4. Data Quality Matters More Than the Fancy AI on Top

It’s common for companies to assume that adding AI or predictive analytics will automatically transform their business. But without reliable, clean data, even the most advanced systems underdeliver. Data that is inconsistent, incomplete, or poorly governed becomes a liability instead of an asset.

Real-world transformations that truly leveraged AI or data-driven automation only succeeded after investing heavily in data hygiene, governance, and accessibility.

When data becomes trustworthy, organizations don’t just adopt technology; they gain a strategic asset enabling smarter decisions, automation, and long-term growth.

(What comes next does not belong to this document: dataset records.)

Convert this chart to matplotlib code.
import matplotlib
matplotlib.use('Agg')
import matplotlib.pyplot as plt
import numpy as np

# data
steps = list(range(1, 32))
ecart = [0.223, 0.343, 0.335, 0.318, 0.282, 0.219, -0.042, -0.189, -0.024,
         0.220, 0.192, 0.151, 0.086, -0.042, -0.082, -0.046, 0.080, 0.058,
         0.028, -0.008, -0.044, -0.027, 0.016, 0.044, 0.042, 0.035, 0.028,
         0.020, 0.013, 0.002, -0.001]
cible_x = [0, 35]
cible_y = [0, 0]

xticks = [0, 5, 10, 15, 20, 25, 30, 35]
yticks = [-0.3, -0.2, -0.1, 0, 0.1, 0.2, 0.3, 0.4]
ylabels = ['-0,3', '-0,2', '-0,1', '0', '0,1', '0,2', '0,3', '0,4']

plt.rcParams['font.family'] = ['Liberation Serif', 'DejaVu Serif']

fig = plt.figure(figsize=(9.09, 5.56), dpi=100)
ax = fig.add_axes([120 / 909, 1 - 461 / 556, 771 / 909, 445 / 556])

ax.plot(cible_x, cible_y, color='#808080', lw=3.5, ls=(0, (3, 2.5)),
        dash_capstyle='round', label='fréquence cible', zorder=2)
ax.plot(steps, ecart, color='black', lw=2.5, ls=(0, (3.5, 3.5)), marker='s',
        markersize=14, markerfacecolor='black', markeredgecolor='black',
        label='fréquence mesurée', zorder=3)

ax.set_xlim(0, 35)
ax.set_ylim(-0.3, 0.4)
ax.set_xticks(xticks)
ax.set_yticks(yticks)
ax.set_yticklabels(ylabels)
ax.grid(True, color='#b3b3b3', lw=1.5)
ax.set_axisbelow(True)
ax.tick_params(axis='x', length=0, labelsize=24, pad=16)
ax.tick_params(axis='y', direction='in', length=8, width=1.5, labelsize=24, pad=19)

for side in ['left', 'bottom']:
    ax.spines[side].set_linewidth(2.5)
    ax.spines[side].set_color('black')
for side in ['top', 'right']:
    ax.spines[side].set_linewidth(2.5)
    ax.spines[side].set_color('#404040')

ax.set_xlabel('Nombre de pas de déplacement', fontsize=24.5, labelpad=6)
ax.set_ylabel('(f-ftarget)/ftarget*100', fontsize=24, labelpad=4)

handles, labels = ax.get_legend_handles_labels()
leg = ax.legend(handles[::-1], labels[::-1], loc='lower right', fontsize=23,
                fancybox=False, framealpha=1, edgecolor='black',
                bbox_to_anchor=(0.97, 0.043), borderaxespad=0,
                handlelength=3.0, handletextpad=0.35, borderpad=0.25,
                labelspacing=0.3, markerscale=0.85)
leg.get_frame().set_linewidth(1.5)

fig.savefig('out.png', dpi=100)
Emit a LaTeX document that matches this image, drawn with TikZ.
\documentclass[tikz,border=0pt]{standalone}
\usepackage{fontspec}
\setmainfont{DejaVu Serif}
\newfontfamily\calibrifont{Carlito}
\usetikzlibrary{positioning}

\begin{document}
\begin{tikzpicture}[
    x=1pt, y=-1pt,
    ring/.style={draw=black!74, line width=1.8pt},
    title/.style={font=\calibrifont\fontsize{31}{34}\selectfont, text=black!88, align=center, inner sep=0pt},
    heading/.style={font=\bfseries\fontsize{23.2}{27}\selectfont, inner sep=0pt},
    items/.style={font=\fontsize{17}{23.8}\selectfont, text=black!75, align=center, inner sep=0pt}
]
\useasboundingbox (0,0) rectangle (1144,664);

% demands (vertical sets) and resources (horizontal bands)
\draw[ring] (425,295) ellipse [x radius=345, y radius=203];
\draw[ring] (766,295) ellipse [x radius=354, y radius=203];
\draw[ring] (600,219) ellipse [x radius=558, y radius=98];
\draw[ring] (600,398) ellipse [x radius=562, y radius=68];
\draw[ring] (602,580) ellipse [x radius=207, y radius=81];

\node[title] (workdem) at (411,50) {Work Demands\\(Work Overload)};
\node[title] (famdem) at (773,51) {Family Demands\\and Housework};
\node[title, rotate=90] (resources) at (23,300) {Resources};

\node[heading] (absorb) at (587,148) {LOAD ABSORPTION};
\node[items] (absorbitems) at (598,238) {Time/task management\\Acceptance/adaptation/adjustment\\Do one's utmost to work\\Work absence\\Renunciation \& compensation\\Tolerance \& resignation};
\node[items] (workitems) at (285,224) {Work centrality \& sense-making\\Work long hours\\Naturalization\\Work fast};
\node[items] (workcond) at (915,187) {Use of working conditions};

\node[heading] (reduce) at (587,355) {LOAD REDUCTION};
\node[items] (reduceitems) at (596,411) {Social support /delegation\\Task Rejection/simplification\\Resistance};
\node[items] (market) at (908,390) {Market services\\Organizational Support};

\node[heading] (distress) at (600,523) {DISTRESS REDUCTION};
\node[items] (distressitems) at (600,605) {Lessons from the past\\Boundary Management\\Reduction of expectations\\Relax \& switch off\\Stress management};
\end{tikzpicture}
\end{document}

5. Integration Is the Hidden Hero of Digital Ecosystems

Modern digital solutions rarely stand alone. They rely on multiple services, APIs, microservices, cloud components, and sometimes legacy systems, all needing to communicate reliably. Failures tend to come not from weak components, but from poor integration.

Successful transformations handle integration as a first-class citizen. They use event-driven architectures, robust API governance, and thorough testing to ensure systems work smoothly together. This integration backbone enables companies to scale or add new services without risking instability. A broad review of recent digital transformations underscores this as a recurring success factor.

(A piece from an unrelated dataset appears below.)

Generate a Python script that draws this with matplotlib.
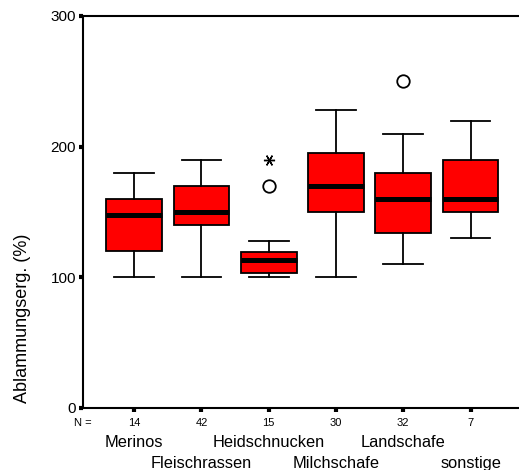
import matplotlib
matplotlib.use('Agg')
import matplotlib.pyplot as plt

plt.rcParams['font.family'] = ['Liberation Sans', 'DejaVu Sans']

# Rassengruppen und Kennwerte der Boxplots
gruppen = ['Merinos', 'Fleischrassen', 'Heidschnucken', 'Milchschafe', 'Landschafe', 'sonstige']
n_werte = [14, 42, 15, 30, 32, 7]
q1 = [120, 140, 103, 150, 134, 150]
median = [148, 150, 113, 170, 160, 160]
q3 = [160, 170, 119, 195, 180, 190]
whisker_lo = [100, 100, 100, 100, 110, 130]
whisker_hi = [180, 190, 128, 228, 210, 220]
ausreisser = [[], [], [170], [], [250], []]
extremwerte = [[], [], [190], [], [], []]

stats = []
for i in range(len(gruppen)):
    stats.append({'label': str(n_werte[i]), 'q1': q1[i], 'med': median[i], 'q3': q3[i],
                  'whislo': whisker_lo[i], 'whishi': whisker_hi[i], 'fliers': ausreisser[i]})

fig = plt.figure(figsize=(5.19, 4.70), dpi=100)
ax = fig.add_axes([0.16, 0.132, 0.84, 0.834])

pos = list(range(1, len(gruppen) + 1))
ax.bxp(stats, positions=pos, widths=0.83, patch_artist=True, capwidths=0.59,
       boxprops=dict(facecolor='#ff0000', edgecolor='black', linewidth=1.3),
       medianprops=dict(color='black', linewidth=3.6),
       whiskerprops=dict(color='black', linewidth=1.3),
       capprops=dict(color='black', linewidth=1.3),
       flierprops=dict(marker='o', markerfacecolor='none', markeredgecolor='black',
                       markersize=9, markeredgewidth=1.3))

# Extremwerte als Sternchen
for p, werte in zip(pos, extremwerte):
    if werte:
        ax.plot([p] * len(werte), werte, linestyle='none', marker=(6, 2, 30),
                markersize=8, markeredgecolor='black', markeredgewidth=1.0)

ax.set_xlim(0.24, 6.72)
ax.set_ylim(0, 300)
ax.set_yticks([0, 100, 200, 300])
ax.set_xticks(pos)
ax.set_xticklabels([str(n) for n in n_werte], fontsize=8)
ax.tick_params(axis='y', direction='out', length=3, width=3, labelsize=11, pad=2)
ax.tick_params(axis='x', direction='out', length=3, width=3, pad=4)
ax.spines['right'].set_visible(False)
for s in ['left', 'top', 'bottom']:
    ax.spines[s].set_linewidth(1.5)

# Beschriftungen unter der Achse
ax.text(0.0, -0.038, 'N =', transform=ax.transAxes, fontsize=8, ha='center', va='center')
for i, (p, g) in enumerate(zip(pos, gruppen)):
    y = -0.087 if i % 2 == 0 else -0.142
    ax.text(p, y, g, transform=ax.get_xaxis_transform(), fontsize=11.8, ha='center', va='center')

fig.text(0.043, 0.322, 'Ablammungserg. (%)', rotation=90, fontsize=13, ha='center', va='center')

fig.savefig('out.png', dpi=100)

In other words, the quiet plumbing behind the scenes often matters as much as the visible features.

6. Solid Engineering Practices Pay Off at Every Stage

Good engineering discipline, clean code, automated testing, continuous integration/delivery pipelines, proper documentation, observability, may not sound glamorous, but it’s the difference between a fragile stack and a robust platform. Teams with strong engineering habits deliver faster, respond to issues reliably, and avoid technical debt that drags performance down over time.

Case studies on DevOps and microservices adoption repeatedly show that organizations embracing these practices achieve better delivery performance, higher reliability, and faster feature rollout.

When engineering quality is treated as a strategic priority, transformation becomes manageable and sustainable rather than chaotic.

7. Transformation Doesn’t End at Launch. It’s an Ongoing Process

One of the biggest misconceptions is that digital transformation has a finish line. In reality, companies that thrive treat transformation as a continuous journey. Markets evolve, customer needs shift, and technologies advance, so strategies need to adapt accordingly.

Many of the real-world success stories underline that transformation is never “done.” Rather, it’s a culture of continuous improvement, reassessment, and renewal, which allows businesses to stay relevant and competitive over time.

In that context, transformation becomes not a project, but part of how the business evolves.

Conclusion

Digital transformation is not a silver-bullet. It’s a mindset and a set of habits. Real-world examples show that companies succeed when they start from real problems, foster the right culture, deliver in small steps, build on reliable data, ensure tight integration, uphold engineering discipline, and commit to continuous evolution. Transformation becomes meaningful only when it’s anchored in real needs and supported by real practices.